Francis Atwoli: “We need to create more sustainable jobs for youth in Africa”

Africa needs more sustainable jobs for youth who represent the majority of African population, says Francis Atwoli, the newly elected president of African Trade Unions Unity (OATUU) and vice president of the global International Trade Union Confederation (ITUC). In this interview, Atwoli gives his views about the role of unions in helping young workers in Africa. As Secretary General of the Central Organisation of Trade Unions (COTU-Kenya), Atwoli also discusses workers’ complaints in his country.

News | 02 April 2014
Francis Atwoli
Secretary General of COTU-Kenya
ACTRAV INFO: During this ILO Governing Body session (March 2014), special focus was placed on youth employment. As newly elected president of OATUU, what is your view on this issue for Africa?

Africa has so many problems regarding working women and men. But we need to work hard to make sure that we support our governments on the management and utilization of our minerals. Then we can be in a position to create employment for our own people.

With OATUU’s efforts, we need also to make sure that employers on the continent are creating employment for youth. In this regard, we need more investment on education and skills. Africa has a lot of opportunities -- more than any other continent. The global economic and financial crisis adversely affected Africa because our continent invested very heavily in its informal economy. We need to do now is make sure that the informal economy is formalized. This process will help to create sustained employment on the continent especially for youth and women. We need to make sure that youth and women are also involved with production on the continent.

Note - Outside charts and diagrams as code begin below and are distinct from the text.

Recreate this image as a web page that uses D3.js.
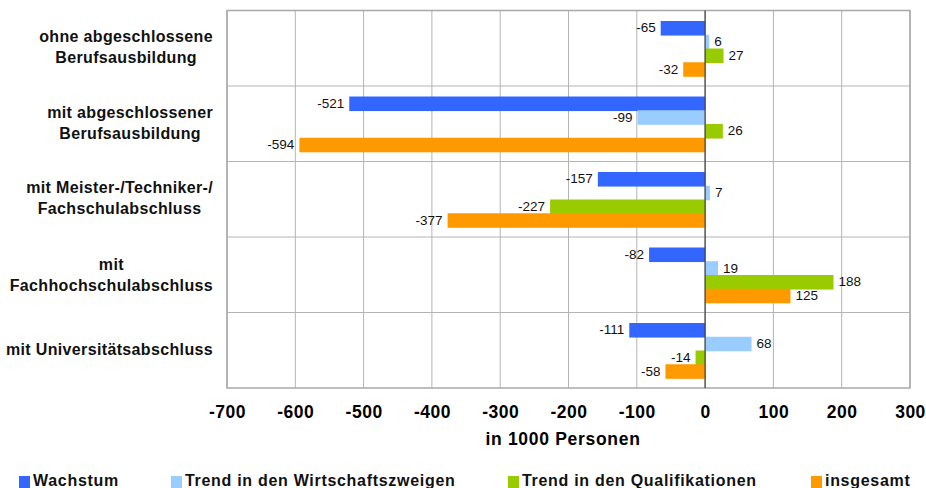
<!DOCTYPE html>
<html>
<head>
<meta charset="utf-8">
<script src="https://cdn.jsdelivr.net/npm/d3@7"></script>
<style>
  body { margin: 0; background: white; }
  svg { font-family: "Liberation Sans", Arial, sans-serif; }
</style>
</head>
<body>
<svg></svg>
<script>
var categories = [
  ["ohne abgeschlossene", "Berufsausbildung"],
  ["mit abgeschlossener", "Berufsausbildung"],
  ["mit Meister-/Techniker-/", "Fachschulabschluss"],
  ["mit", "Fachhochschulabschluss"],
  ["mit Universitätsabschluss"]
];
var seriesNames = ["Wachstum", "Trend in den Wirtschaftszweigen", "Trend in den Qualifikationen", "insgesamt"];
var wachstum = [-65, -521, -157, -82, -111];
var trendWirtschaft = [6, -99, 7, 19, 68];
var trendQuali = [27, 26, -227, 188, -14];
var insgesamt = [-32, -594, -377, 125, -58];
var xTicks = [-700, -600, -500, -400, -300, -200, -100, 0, 100, 200, 300];
var colors = ["#3366ff", "#99ccff", "#99cc00", "#ff9900"];

var allSeries = [wachstum, trendWirtschaft, trendQuali, insgesamt];

var svgWidth = 926, svgHeight = 488;
var plotLeft = 227, plotRight = 910, plotTop = 10.5, plotBottom = 388;

var svg = d3.select("svg")
    .attr("width", svgWidth)
    .attr("height", svgHeight);

var xScale = d3.scaleLinear()
    .domain([-700, 300])
    .range([plotLeft, plotRight]);

var yScale = d3.scaleBand()
    .domain(d3.range(categories.length))
    .range([plotTop, plotBottom]);

var inner = d3.scaleBand()
    .domain(d3.range(seriesNames.length))
    .range([10.5, 65.5]);

// grid
svg.append("g").selectAll("line")
    .data(xTicks)
    .enter().append("line")
    .attr("x1", d => xScale(d)).attr("x2", d => xScale(d))
    .attr("y1", plotTop).attr("y2", plotBottom)
    .style("stroke", "#b4b4b4")
    .style("stroke-width", 1);

svg.append("g").selectAll("line")
    .data(d3.range(1, categories.length))
    .enter().append("line")
    .attr("x1", plotLeft).attr("x2", plotRight)
    .attr("y1", d => yScale(d)).attr("y2", d => yScale(d))
    .style("stroke", "#b4b4b4")
    .style("stroke-width", 1);

svg.append("rect")
    .attr("x", plotLeft).attr("y", plotTop)
    .attr("width", plotRight - plotLeft).attr("height", plotBottom - plotTop)
    .attr("fill", "none")
    .style("stroke", "#a8a8a8")
    .style("stroke-width", 1.5);

// bars
allSeries.forEach(function(values, s) {
  var g = svg.append("g");
  g.selectAll("rect")
    .data(values)
    .enter().append("rect")
    .attr("x", d => xScale(Math.min(0, d)))
    .attr("width", d => Math.abs(xScale(d) - xScale(0)))
    .attr("y", (d, i) => yScale(i) + inner(s))
    .attr("height", inner.bandwidth() + 0.8)
    .attr("fill", colors[s]);

  g.selectAll("text")
    .data(values)
    .enter().append("text")
    .attr("x", d => d < 0 ? xScale(d) - 5 : xScale(d) + 5)
    .attr("y", (d, i) => yScale(i) + inner(s) + inner.bandwidth() / 2 + 4.5)
    .attr("text-anchor", d => d < 0 ? "end" : "start")
    .style("font-size", "13.5px")
    .style("fill", "#111")
    .text(d => d);
});

// zero line
svg.append("line")
    .attr("x1", xScale(0)).attr("x2", xScale(0))
    .attr("y1", plotTop).attr("y2", plotBottom)
    .style("stroke", "#404040")
    .style("stroke-width", 1.2);

// x axis labels
var x_axis = d3.axisBottom(xScale)
    .tickValues(xTicks)
    .tickFormat(d => String(d))
    .tickSize(0)
    .tickPadding(0);

var axisG = svg.append("g")
    .attr("transform", "translate(0, 406)")
    .call(x_axis);
axisG.select(".domain").remove();
axisG.selectAll("text")
    .style("font-family", "'Liberation Sans', Arial, sans-serif")
    .style("font-size", "17.5px")
    .style("font-weight", "bold")
    .style("letter-spacing", "0.5px")
    .style("fill", "#000");

svg.append("text")
    .attr("x", 563)
    .attr("y", 445)
    .attr("text-anchor", "middle")
    .style("font-size", "17.5px")
    .style("font-weight", "bold")
    .style("letter-spacing", "0.7px")
    .text("in 1000 Personen");

// category labels: lines centred on each other, block right-aligned at 213
var labelRight = 213;
categories.forEach(function(lines, i) {
  var cy = yScale(i) + yScale.bandwidth() / 2;
  var t = svg.append("text")
    .attr("text-anchor", "middle")
    .style("font-size", "16px")
    .style("font-weight", "bold")
    .style("letter-spacing", "0.35px")
    .style("fill", "#111");
  var spans;
  if (lines.length == 1) {
    spans = [t.append("tspan").attr("y", cy + 5).text(lines[0])];
  } else {
    var off = lines[0].length < 5 ? -4.75 : -6;
    spans = [
      t.append("tspan").attr("y", cy + off).text(lines[0]),
      t.append("tspan").attr("y", cy + off + 21).text(lines[1])
    ];
  }
  var w = d3.max(spans, s => s.node().getComputedTextLength());
  spans.forEach(s => s.attr("x", labelRight - w / 2));
});

// legend
var legendX = [19, 171, 508, 811];
var legend = svg.append("g").selectAll("g")
    .data(seriesNames)
    .enter().append("g")
    .attr("transform", (d, i) => "translate(" + legendX[i] + ", 476)");
legend.append("rect")
    .attr("width", 11).attr("height", 12)
    .attr("fill", (d, i) => colors[i]);
legend.append("text")
    .attr("x", 14)
    .attr("y", 10)
    .style("font-size", "16px")
    .style("font-weight", "bold")
    .style("letter-spacing", "0.7px")
    .style("fill", "#111")
    .text(d => d);
</script>
</body>
</html>
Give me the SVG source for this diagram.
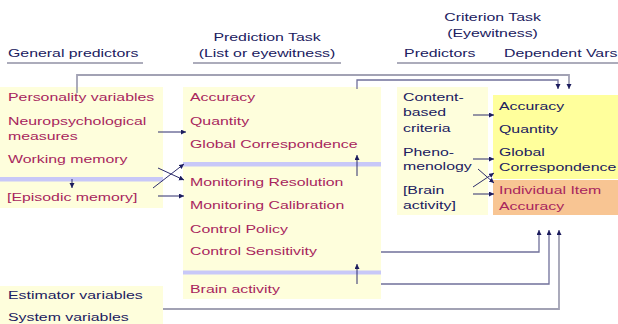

Africa is full of potential. We only need to try to correct some of our governments on where they go wrong and make sure we are able to attract sustainable direct and indirect investments for economic growth on the continent.

ACTRAV INFO: What can unions do to help young workers in Africa?

Trade unions will have an impact in sensitizing our governments, making sure that we protect the output of our minerals and in promoting region integration. By doing this, we can trade among ourselves, because we are not in a position of competing internationally. On the international market, Africa contributes only 3% but if we can use that 3% on the continent, it will redouble. When we start competing, we could have a better share of more than 25 or 30% on the total global economic market.

ACTRAV INFO: As Secretary General of COTU-Kenya, could you tell us more about the trade union situation in Kenya vis-à-vis relations with employers and your government ?

We have a problem with the newly elected government in Kenya, especially in relation to the operations and management of the National Social Security Funds (NSSF). The government is currently not respecting tripartism arrangements that governs the NSSF, in line with several ILO Conventions, including Conventions Nos. 1, 87, 98, and 144.

Elsewhere, the government is trying to disrupt the Central Organisation of Trade Unions (COTU-Kenya) by not adhering to the National Labour Board which regulates industrial relations in Kenya. They have gone out of their way in trying to support and form yellow unions that listen to the government. I don’t think that is the way of strengthening industrial relations. It is against ILO standards because it engages in the application of unfair labour practices. That is what the Kenya government is trying to introduce but as workers, we are united and employers are supporting us.